A study found that 52 percent of viewers surveyed found a Carl's Jr. commercial starring bombshell Charlotte McKinney offensive. Carl's Jr. is led by parent company CKE Restaurants Holdings, and from 2000 to 2017, CKE was run by Andrew F. Pudzer, who was a very vocal advocate of the racy ads.

By the end of 2019, the company decided to change their advertising direction after partnering up with 72andSunny advertising agency. "Our plan moving forward is really about how to keep food at the center of what we're doing," said Chad Crawford, CKE's chief brands officer.

=== Animal welfare policies ===
In September 2007, after more than a year of discussions with PETA, CKE Restaurants announced a new animal welfare program that would phase in cage-free eggs, and began sourcing pork from suppliers that did not use gestation crates for pregnant pigs.
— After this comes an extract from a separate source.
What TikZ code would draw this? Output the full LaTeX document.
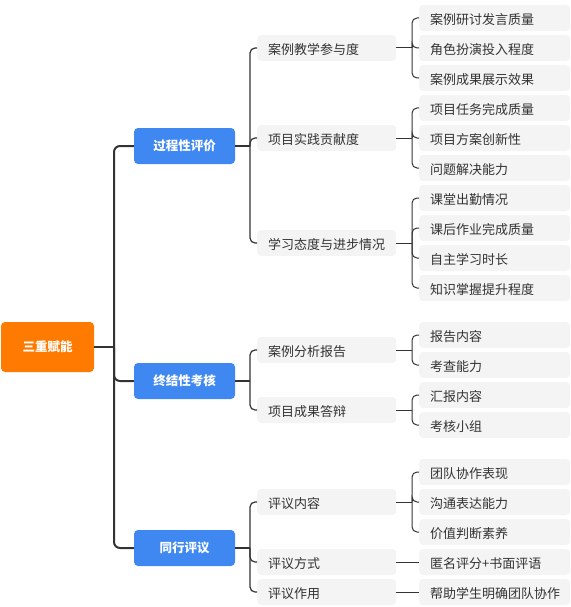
\documentclass[tikz,border=0pt]{standalone}
\usepackage{fontspec}
\setmainfont{Noto Sans CJK SC}
\definecolor{orangeC}{HTML}{FF7A00}
\definecolor{blueC}{HTML}{3F88F2}
\definecolor{grayC}{HTML}{F4F4F4}
\definecolor{txtC}{HTML}{333333}
\definecolor{lineC}{HTML}{333333}
\begin{document}
\begin{tikzpicture}[x=1pt,y=-1pt,
  base/.style={rounded corners=4pt, inner sep=0pt, font=\fontsize{13}{15}\selectfont},
  rootbox/.style={base, fill=orangeC, text=white, minimum width=93pt, minimum height=50pt, font=\fontsize{12.5}{15}\selectfont\bfseries},
  lonebox/.style={base, fill=blueC, text=white, minimum width=101pt, minimum height=36pt, font=\fontsize{12.5}{15}\selectfont\bfseries},
  ltwobox/.style={base, fill=grayC, text=txtC, anchor=west, minimum height=26pt, inner xsep=11pt, text width=117pt, align=left, text height=13.5pt, text depth=0pt},
  lthreebox/.style={base, fill=grayC, text=txtC, anchor=west, minimum height=26pt, inner xsep=11pt, text width=129pt, align=left, text height=13.5pt, text depth=0pt},
  trunk/.style={draw=lineC, line width=2pt, rounded corners=6pt},
  branch/.style={draw=lineC, line width=1.2pt, rounded corners=5pt},
  twig/.style={draw=lineC, line width=1pt, rounded corners=5pt}]
\useasboundingbox (0,0) rectangle (570,607);

% root
\node[rootbox] (root) at (47.5,347) {三重赋能};
% level 1
\node[lonebox] (pa) at (184.5,146) {过程性评价};
\node[lonebox] (pb) at (184.5,381) {终结性考核};
\node[lonebox] (pc) at (184.5,548) {同行评议};
% level 2
\node[ltwobox] (a1) at (257,48) {案例教学参与度};
\node[ltwobox] (a2) at (257,138) {项目实践贡献度};
\node[ltwobox] (a3) at (257,243) {学习态度与进步情况};
\node[ltwobox] (b1) at (257,350) {案例分析报告};
\node[ltwobox] (b2) at (257,410) {项目成果答辩};
\node[ltwobox] (c1) at (257,502) {评议内容};
\node[ltwobox] (c2) at (257,562) {评议方式};
\node[ltwobox] (c3) at (257,592) {评议作用};
% level 3
\node[lthreebox] (a11) at (419,18) {案例研讨发言质量};
\node[lthreebox] (a12) at (419,48) {角色扮演投入程度};
\node[lthreebox] (a13) at (419,78) {案例成果展示效果};
\node[lthreebox] (a21) at (419,108) {项目任务完成质量};
\node[lthreebox] (a22) at (419,138) {项目方案创新性};
\node[lthreebox] (a23) at (419,168) {问题解决能力};
\node[lthreebox] (a31) at (419,198) {课堂出勤情况};
\node[lthreebox] (a32) at (419,228) {课后作业完成质量};
\node[lthreebox] (a33) at (419,258) {自主学习时长};
\node[lthreebox] (a34) at (419,288) {知识掌握提升程度};
\node[lthreebox] (b11) at (419,335) {报告内容};
\node[lthreebox] (b12) at (419,365) {考查能力};
\node[lthreebox] (b21) at (419,395) {汇报内容};
\node[lthreebox] (b22) at (419,425) {考核小组};
\node[lthreebox] (c11) at (419,472) {团队协作表现};
\node[lthreebox] (c12) at (419,502) {沟通表达能力};
\node[lthreebox] (c13) at (419,532) {价值判断素养};
\node[lthreebox] (c21) at (419,562) {匿名评分+书面评语};
\node[lthreebox] (c31) at (419,592) {帮助学生明确团队协作};

% junctions
\coordinate (j0) at (114,347);
\coordinate (ja) at (250,146);
\coordinate (jb) at (250,381);
\coordinate (jc) at (250,548);
\coordinate (ja1) at (412,48);
\coordinate (ja2) at (412,138);
\coordinate (ja3) at (412,243);
\coordinate (jb1) at (412,350);
\coordinate (jb2) at (412,410);
\coordinate (jc1) at (412,502);

% trunk
\draw[trunk] (root.east) -- (j0);
\draw[trunk] (j0) |- (pa.west);
\draw[trunk] (j0) |- (pb.west);
\draw[trunk] (j0) |- (pc.west);
% level 1 -> level 2
\draw[branch] (pa.east) -- (ja);
\draw[branch] (ja) |- (a1.west);
\draw[branch] (ja) |- (a2.west);
\draw[branch] (ja) |- (a3.west);
\draw[branch] (pb.east) -- (jb);
\draw[branch] (jb) |- (b1.west);
\draw[branch] (jb) |- (b2.west);
\draw[branch] (pc.east) -- (jc);
\draw[branch] (jc) |- (c1.west);
\draw[branch] (jc) |- (c2.west);
\draw[branch] (jc) |- (c3.west);
% level 2 -> level 3
\draw[twig] (a1.east) -- (ja1);
\draw[twig] (ja1) |- (a11.west);
\draw[twig] (ja1) |- (a12.west);
\draw[twig] (ja1) |- (a13.west);
\draw[twig] (a2.east) -- (ja2);
\draw[twig] (ja2) |- (a21.west);
\draw[twig] (ja2) |- (a22.west);
\draw[twig] (ja2) |- (a23.west);
\draw[twig] (a3.east) -- (ja3);
\draw[twig] (ja3) |- (a31.west);
\draw[twig] (ja3) |- (a32.west);
\draw[twig] (ja3) |- (a33.west);
\draw[twig] (ja3) |- (a34.west);
\draw[twig] (b1.east) -- (jb1);
\draw[twig] (jb1) |- (b11.west);
\draw[twig] (jb1) |- (b12.west);
\draw[twig] (b2.east) -- (jb2);
\draw[twig] (jb2) |- (b21.west);
\draw[twig] (jb2) |- (b22.west);
\draw[twig] (c1.east) -- (jc1);
\draw[twig] (jc1) |- (c11.west);
\draw[twig] (jc1) |- (c12.west);
\draw[twig] (jc1) |- (c13.west);
\draw[twig] (c2.east) -- (c21.west);
\draw[twig] (c3.east) -- (c31.west);
\end{tikzpicture}
\end{document}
The plan also gave consideration to poultry suppliers that were willing to use controlled-atmosphere killing, which was the most humane form of slaughter available.

In July 2016 CKE Restaurants announced that it would work to ensure that its pork supply is purchased from suppliers who use group housing methods for pigs. CKE also promised to switch to 100% cage-free eggs by 2025.

In December 2018 the chain became the first fast-food restaurant to serve Beyond Meat for breakfast, lunch, and dinner.